I think it's a little early to be doing a "do drivers help" article. Doing tests so close together does really show much, especially for driver sets so close to launch. I would've prefered waiting for the ones that actually perport to be big performance boosters. The initial drivers after launch are primarily bugs fixes, performance drivers usually take a while to be added and get WHQL certification. To see the length of development cycle for those, just look at ATi's Doom driver betas, Chuck Patch Betas and others, where their incorporation into the main WHQL driver package took about 3 releases.

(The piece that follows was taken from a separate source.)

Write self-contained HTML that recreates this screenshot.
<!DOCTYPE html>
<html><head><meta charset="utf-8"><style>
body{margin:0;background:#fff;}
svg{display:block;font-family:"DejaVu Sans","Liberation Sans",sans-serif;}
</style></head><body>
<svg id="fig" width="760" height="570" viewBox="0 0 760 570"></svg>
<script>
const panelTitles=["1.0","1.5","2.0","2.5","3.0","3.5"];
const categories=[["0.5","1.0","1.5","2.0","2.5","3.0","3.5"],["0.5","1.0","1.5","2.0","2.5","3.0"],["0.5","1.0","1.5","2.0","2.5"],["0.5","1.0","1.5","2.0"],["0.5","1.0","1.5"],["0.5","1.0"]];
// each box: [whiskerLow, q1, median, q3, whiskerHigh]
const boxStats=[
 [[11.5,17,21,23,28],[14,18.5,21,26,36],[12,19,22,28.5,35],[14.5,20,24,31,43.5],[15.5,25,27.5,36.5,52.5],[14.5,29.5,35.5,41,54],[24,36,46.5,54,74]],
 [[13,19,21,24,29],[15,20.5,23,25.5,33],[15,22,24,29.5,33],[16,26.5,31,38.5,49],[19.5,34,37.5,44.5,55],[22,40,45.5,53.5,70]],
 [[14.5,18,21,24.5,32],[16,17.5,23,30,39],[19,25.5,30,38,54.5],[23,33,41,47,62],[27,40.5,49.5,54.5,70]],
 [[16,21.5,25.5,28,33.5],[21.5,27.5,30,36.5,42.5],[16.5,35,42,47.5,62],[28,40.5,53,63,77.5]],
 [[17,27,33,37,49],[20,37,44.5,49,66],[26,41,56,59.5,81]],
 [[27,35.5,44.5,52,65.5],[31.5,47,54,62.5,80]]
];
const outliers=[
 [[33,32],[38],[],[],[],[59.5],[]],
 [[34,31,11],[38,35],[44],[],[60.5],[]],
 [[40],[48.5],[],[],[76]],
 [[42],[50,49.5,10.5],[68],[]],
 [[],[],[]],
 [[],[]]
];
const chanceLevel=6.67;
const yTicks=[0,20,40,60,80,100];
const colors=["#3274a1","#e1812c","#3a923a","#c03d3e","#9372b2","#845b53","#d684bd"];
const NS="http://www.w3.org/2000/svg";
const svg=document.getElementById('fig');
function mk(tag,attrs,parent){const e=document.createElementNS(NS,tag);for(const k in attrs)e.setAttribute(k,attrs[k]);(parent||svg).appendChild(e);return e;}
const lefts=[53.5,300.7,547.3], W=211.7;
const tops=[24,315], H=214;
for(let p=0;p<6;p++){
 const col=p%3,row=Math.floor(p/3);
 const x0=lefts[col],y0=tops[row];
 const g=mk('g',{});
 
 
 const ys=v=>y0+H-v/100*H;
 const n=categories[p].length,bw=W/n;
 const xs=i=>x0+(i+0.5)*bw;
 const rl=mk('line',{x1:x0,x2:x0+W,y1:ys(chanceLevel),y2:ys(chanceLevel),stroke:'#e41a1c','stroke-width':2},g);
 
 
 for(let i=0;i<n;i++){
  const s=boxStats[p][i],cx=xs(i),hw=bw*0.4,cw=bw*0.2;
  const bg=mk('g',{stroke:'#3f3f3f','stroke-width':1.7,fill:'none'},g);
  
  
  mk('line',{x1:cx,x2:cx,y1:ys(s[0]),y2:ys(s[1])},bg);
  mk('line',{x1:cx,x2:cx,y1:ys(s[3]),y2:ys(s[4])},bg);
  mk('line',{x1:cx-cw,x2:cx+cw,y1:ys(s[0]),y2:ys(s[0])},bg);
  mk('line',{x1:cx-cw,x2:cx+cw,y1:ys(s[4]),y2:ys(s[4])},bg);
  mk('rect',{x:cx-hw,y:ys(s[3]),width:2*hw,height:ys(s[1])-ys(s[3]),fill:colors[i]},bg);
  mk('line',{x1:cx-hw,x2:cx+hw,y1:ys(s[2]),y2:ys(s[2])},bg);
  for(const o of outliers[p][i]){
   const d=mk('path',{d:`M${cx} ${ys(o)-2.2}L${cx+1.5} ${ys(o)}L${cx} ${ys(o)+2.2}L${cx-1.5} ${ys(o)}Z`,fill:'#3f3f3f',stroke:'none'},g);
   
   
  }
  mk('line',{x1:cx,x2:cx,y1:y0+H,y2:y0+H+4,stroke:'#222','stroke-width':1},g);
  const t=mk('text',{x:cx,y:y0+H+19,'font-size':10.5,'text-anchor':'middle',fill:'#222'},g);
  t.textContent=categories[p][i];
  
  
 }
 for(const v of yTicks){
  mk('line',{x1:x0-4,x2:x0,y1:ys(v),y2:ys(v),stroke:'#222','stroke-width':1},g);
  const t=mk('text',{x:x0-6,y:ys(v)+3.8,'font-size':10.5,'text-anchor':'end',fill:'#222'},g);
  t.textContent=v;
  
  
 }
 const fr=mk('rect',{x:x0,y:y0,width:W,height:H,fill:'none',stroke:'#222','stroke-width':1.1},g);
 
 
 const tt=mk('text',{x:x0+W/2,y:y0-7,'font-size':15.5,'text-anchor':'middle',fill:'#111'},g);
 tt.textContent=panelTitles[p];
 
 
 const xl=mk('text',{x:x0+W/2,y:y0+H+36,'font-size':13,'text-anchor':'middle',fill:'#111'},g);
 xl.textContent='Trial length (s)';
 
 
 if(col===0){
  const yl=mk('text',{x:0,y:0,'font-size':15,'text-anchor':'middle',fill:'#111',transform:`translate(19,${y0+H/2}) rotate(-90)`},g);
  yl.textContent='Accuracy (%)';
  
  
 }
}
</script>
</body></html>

I think this subject should be revisted for both companies towards the end of the year when there's been ample time for bug fixes and speed boosts. Also 3Dmark should be removed from the testing since basically every company optimizes their pre-launch hardware for the best out of the gate performance in Bungholiomarks, so it's the worst test for improvements. A better test would be to take a tough new title(s), or lesser benchmarked but still popular (thus driver team attention worthy) titles that would not be the focus of early optimizations but could potentially improve with succesive drivers. I would suggest if this were done again around Xmas or the new year, compare the 8.7 Catalyst and launch Forceware to those shipping then in games like Warhead, FartCry2, Fallout3, Call of Duty WAW, etc to see what the updated drivers do to game that weren't around long before the launch of the hardware. Assasin's Creed is the only newish title in this review, and even then the biggest interest there is a non-driver issue but the SP1-DX10.1 issue.
As for the launch drivers, people shouldn't confuse drivers that launch with the cards, that have built-in tweaks specific to the hardware, to the generic version of the same driver out there for other hardware, they aren't the same.

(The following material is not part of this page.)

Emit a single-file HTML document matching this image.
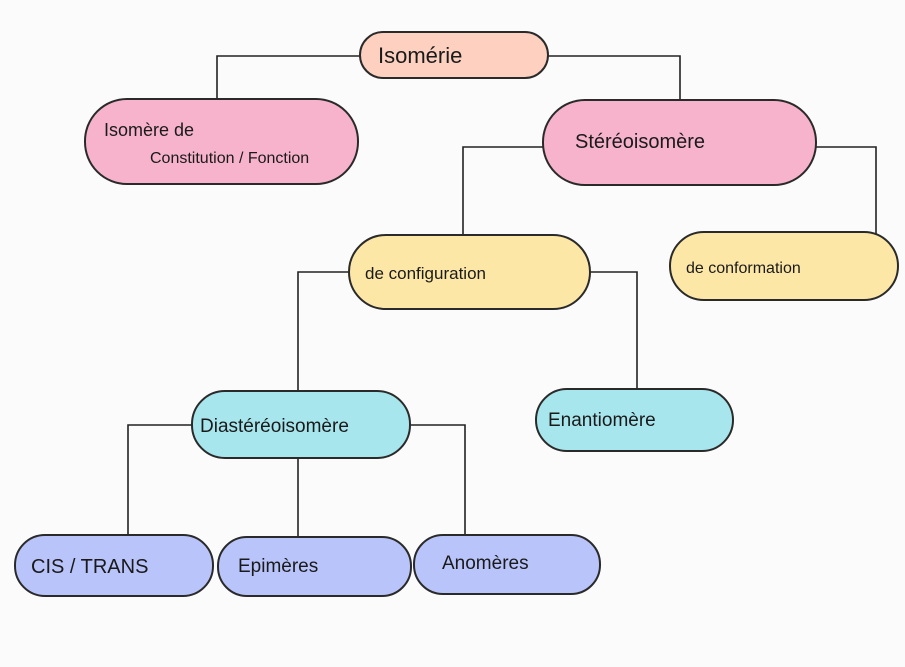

Anyone who thinks drivers don't play a role obviously hasn't had much experience with the cards nor the history of these changes. The most important thing being, rarely do driver changes make a difference so close to launch. As in the G80 and R300 series, major driver improvements didn't come until many releases later in the 4-6 month range. Overall rarely will drivers have a major impact on games that are already performing ok without a noticeable issue, where driver improvements matter most is in places where something isn't quite acting the way it should or was expected to, that's where you will notice big jumps because either they fix a glitch or chane the way they do things to better address that case. All the major IHVs have examples of this, but they are the rare exception, not the rule where globally everything sees massive changes.
IMO, it's too early for this review and it seems to have come as a result of the tests of the Catalyst 8.9 drivers on the German website yesterday.